Forum Moderators: open
The front page news in the cached copy at google is usually only 1-2 days old. But I've never been able to figure out why the news archive doesn't get indexed? Maybe someone here could hazard a guess?
The archive links do use a query-string on the url, but it is only a single variable like so:
[domain.com...]
and google has no problem seeing this other url on the site with a query string:
[domain.com...]
So I'm basically stumped. Any ideas?
It also might be something along the lines of too much content (I know it sounds crazy). But, deepbot is the bot that can easily add content to Google's database. Freshbot acknowledges exsistence and in some cases modifies the database but from what I can tell it never really adds directly to the Googlebase.
Considering that deepbot comes around once a month maybe that could easily be your problem.
Idea/Recommendation: Archive by weeks.
I will try moving toward a .php instead of .php3 extension. I also noticed after seeing a comment in a different thread here, that each page in the news archive is not getting it's own title. They all have the same title, and that may be having a negative effect.

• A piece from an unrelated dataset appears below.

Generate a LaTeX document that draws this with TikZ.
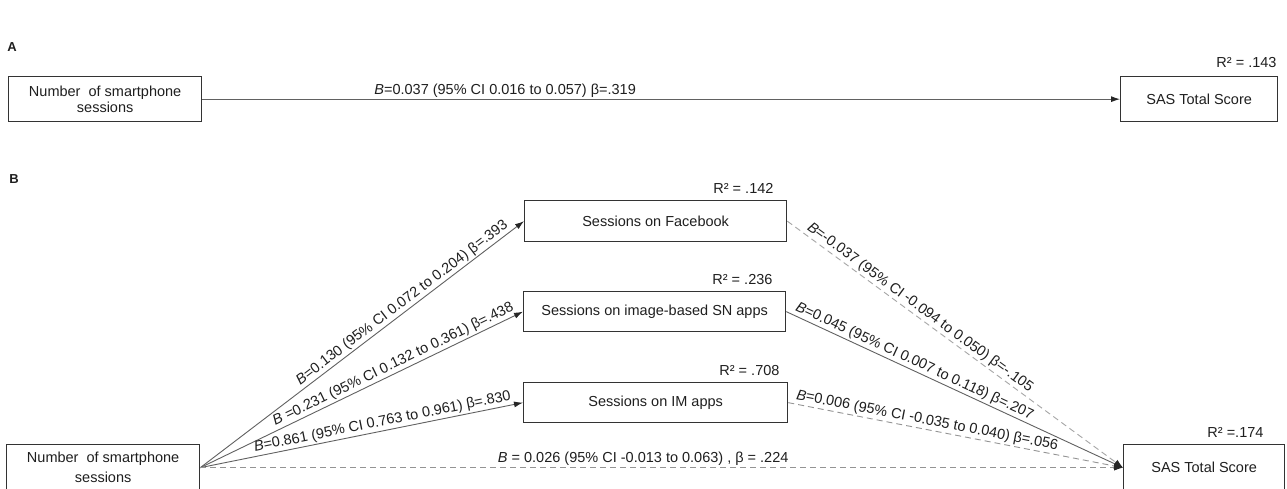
\documentclass[tikz,border=0pt]{standalone}
\usepackage{fontspec}
\setmainfont{Liberation Sans}
\usetikzlibrary{arrows.meta}
\begin{document}
\begin{tikzpicture}[x=1pt,y=-1pt,
  font=\fontsize{14.5}{17}\selectfont,
  box/.style={draw=black!80, line width=1.3pt, rectangle, anchor=north west, inner sep=0pt, align=center, text=black!88},
  conn/.style={line width=0.9pt, draw=black!62, -{Latex[length=9pt,width=6pt,color=black!85]}},
  dconn/.style={conn, draw=black!42, dash pattern=on 6pt off 4pt},
  lab/.style={sloped, above, inner sep=1.5pt, text=black!88},
  rsq/.style={anchor=base east, text=black!88},
  panel/.style={font=\fontsize{13}{15}\selectfont\bfseries, text=black!88}]
\clip (0,0) rectangle (1287,488);
\fill[white] (0,0) rectangle (1287,488);

% Panel A
\node[panel] (pa) at (12,47) {A};
\node[box, minimum width=193pt, minimum height=45pt] (a1) at (8,76) {Number\ \ of smartphone\\[-1pt]sessions};
\node[box, minimum width=157pt, minimum height=45pt] (a2) at (1120,76) {SAS Total Score};
\draw[conn] (a1.east) -- node[lab, pos=0.33] {\textit{B}=0.037 (95\% CI 0.016 to 0.057) β=.319} (a2.west);
\node[rsq] (ra) at (1280,67) {R² = .143};

% Panel B
\node[panel] (pb) at (14,179) {B};
\node[box, minimum width=193pt, minimum height=46pt] (src) at (6,444) {Number\ \ of smartphone\\[3pt]sessions};
\node[box, minimum width=262pt, minimum height=41pt] (fb) at (524,200) {Sessions on Facebook};
\node[box, minimum width=262pt, minimum height=40pt] (img) at (523,291) {Sessions on image-based SN apps};
\node[box, minimum width=264pt, minimum height=40pt] (im) at (523,382) {Sessions on IM apps};
\node[box, minimum width=161pt, minimum height=46pt] (sas) at (1123,444) {SAS Total Score};

\node[rsq] (rfb) at (777,193) {R² = .142};
\node[rsq] (rimg) at (776,284) {R² = .236};
\node[rsq] (rim) at (783,375) {R² = .708};
\node[rsq] (rsas) at (1267,437) {R² =.174};

\draw[conn] (src.east) -- node[lab, pos=0.64] {\textit{B}=0.130 (95\% CI 0.072 to 0.204) β=.393} (fb.west);
\draw[conn] (src.east) -- node[lab, pos=0.61] {\textit{B} =0.231 (95\% CI 0.132 to 0.361) β=.438} (img.west);
\draw[conn] (src.east) -- node[lab, pos=0.57] {\textit{B}=0.861 (95\% CI 0.763 to 0.961) β=.830} (im.west);
\draw[dconn] (src.east) -- node[lab, pos=0.48] {\textit{B} = 0.026 (95\% CI -0.013 to 0.063) , β = .224} (sas.west);

\draw[dconn, draw=black!35] (fb.east) -- node[lab, pos=0.38] {\textit{B}=-0.037 (95\% CI -0.094 to 0.050) β=-.105} (sas.west);
\draw[conn] (img.east) -- node[lab, pos=0.37] {\textit{B}=0.045 (95\% CI 0.007 to 0.118) β=.207} (sas.west);
\draw[dconn] (im.east) -- node[lab, pos=0.41] {\textit{B}=0.006 (95\% CI -0.035 to 0.040) β=.056} (sas.west);
\end{tikzpicture}
\end{document}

It doesn't make sense for us to archive by weeks as suggested. The site is a webcomic, and the newsposts coincide with the comic strip for the given day. Also, the main newspost for a comic is typically 500 words, and the additional posts that squeeze in before the next comic can often add another 1500 words, so I wouldn't want to push a whole week's worth at a user all at once.
We tried URL rewriting for a couple of months about a year ago, but we changed hosts and the new host did not have rewriting configured properly, and we hadn't seen the archives show up yet anyways, so we just took the rewriting out.